■ EXCERPTED DATA ■

────────────────────

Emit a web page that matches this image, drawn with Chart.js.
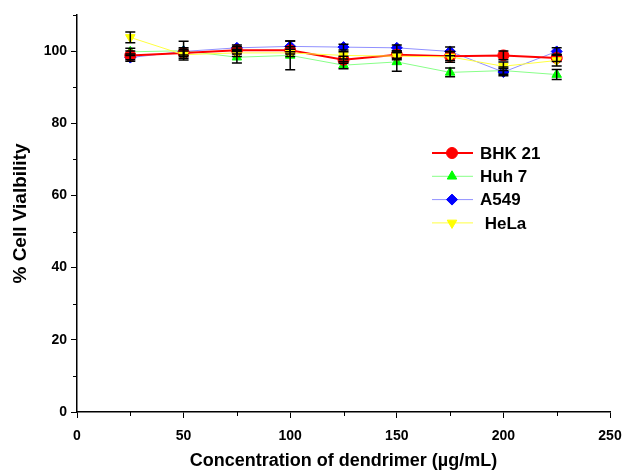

────────────────────

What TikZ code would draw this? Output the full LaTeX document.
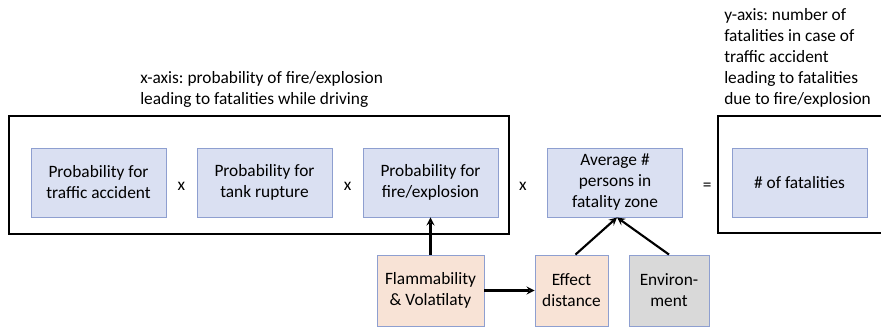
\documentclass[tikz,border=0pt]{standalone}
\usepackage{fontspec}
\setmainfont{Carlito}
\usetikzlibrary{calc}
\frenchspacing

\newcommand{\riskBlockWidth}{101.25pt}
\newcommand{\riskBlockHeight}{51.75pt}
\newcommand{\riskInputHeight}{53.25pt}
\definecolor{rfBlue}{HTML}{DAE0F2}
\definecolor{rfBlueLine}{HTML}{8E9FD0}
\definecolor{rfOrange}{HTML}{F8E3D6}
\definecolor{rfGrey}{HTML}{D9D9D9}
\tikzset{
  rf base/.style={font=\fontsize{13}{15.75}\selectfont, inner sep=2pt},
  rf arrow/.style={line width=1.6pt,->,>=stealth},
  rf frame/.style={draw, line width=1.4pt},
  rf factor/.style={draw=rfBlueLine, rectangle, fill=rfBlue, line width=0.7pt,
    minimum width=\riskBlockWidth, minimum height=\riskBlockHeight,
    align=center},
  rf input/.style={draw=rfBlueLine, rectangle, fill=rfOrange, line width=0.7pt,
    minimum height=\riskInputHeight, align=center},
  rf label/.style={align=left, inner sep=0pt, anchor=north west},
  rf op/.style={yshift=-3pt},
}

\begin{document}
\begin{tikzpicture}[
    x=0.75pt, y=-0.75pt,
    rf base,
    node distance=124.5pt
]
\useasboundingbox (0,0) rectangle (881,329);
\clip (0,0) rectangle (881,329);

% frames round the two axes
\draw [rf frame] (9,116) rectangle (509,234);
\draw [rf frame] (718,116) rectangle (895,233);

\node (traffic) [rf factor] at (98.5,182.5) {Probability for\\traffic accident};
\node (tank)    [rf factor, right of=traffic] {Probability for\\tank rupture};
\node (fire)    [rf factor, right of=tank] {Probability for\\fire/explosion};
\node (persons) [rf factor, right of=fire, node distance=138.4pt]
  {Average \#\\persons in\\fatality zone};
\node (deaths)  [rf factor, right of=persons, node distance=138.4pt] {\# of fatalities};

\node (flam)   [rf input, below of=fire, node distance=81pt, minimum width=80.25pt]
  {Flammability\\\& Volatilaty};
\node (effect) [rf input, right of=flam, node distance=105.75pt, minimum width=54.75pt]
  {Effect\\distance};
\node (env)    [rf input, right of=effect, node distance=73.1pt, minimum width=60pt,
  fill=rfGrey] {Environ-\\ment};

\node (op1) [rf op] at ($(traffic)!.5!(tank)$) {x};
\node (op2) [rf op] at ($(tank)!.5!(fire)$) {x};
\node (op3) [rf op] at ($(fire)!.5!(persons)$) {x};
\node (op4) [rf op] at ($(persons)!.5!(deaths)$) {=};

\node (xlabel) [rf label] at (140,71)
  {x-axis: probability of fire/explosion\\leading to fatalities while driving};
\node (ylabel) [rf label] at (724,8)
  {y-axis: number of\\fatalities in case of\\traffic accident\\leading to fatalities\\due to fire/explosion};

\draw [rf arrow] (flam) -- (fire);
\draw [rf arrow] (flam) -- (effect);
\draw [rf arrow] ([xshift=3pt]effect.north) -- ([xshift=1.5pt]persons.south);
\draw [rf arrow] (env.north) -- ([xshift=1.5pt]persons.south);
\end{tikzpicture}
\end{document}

────────────────────

■ PROBLEM REQUIREMENTS ■
Return exactly the lines from the one with "What TikZ code" to the one with "(718,116) rectangle (895,233);", inclusive, and nothing else; skip the pictures.

■ EXPECTED OUTPUT ■
What TikZ code would draw this? Output the full LaTeX document.
\documentclass[tikz,border=0pt]{standalone}
\usepackage{fontspec}
\setmainfont{Carlito}
\usetikzlibrary{calc}
\frenchspacing

\newcommand{\riskBlockWidth}{101.25pt}
\newcommand{\riskBlockHeight}{51.75pt}
\newcommand{\riskInputHeight}{53.25pt}
\definecolor{rfBlue}{HTML}{DAE0F2}
\definecolor{rfBlueLine}{HTML}{8E9FD0}
\definecolor{rfOrange}{HTML}{F8E3D6}
\definecolor{rfGrey}{HTML}{D9D9D9}
\tikzset{
  rf base/.style={font=\fontsize{13}{15.75}\selectfont, inner sep=2pt},
  rf arrow/.style={line width=1.6pt,->,>=stealth},
  rf frame/.style={draw, line width=1.4pt},
  rf factor/.style={draw=rfBlueLine, rectangle, fill=rfBlue, line width=0.7pt,
    minimum width=\riskBlockWidth, minimum height=\riskBlockHeight,
    align=center},
  rf input/.style={draw=rfBlueLine, rectangle, fill=rfOrange, line width=0.7pt,
    minimum height=\riskInputHeight, align=center},
  rf label/.style={align=left, inner sep=0pt, anchor=north west},
  rf op/.style={yshift=-3pt},
}

\begin{document}
\begin{tikzpicture}[
    x=0.75pt, y=-0.75pt,
    rf base,
    node distance=124.5pt
]
\useasboundingbox (0,0) rectangle (881,329);
\clip (0,0) rectangle (881,329);

% frames round the two axes
\draw [rf frame] (9,116) rectangle (509,234);
\draw [rf frame] (718,116) rectangle (895,233);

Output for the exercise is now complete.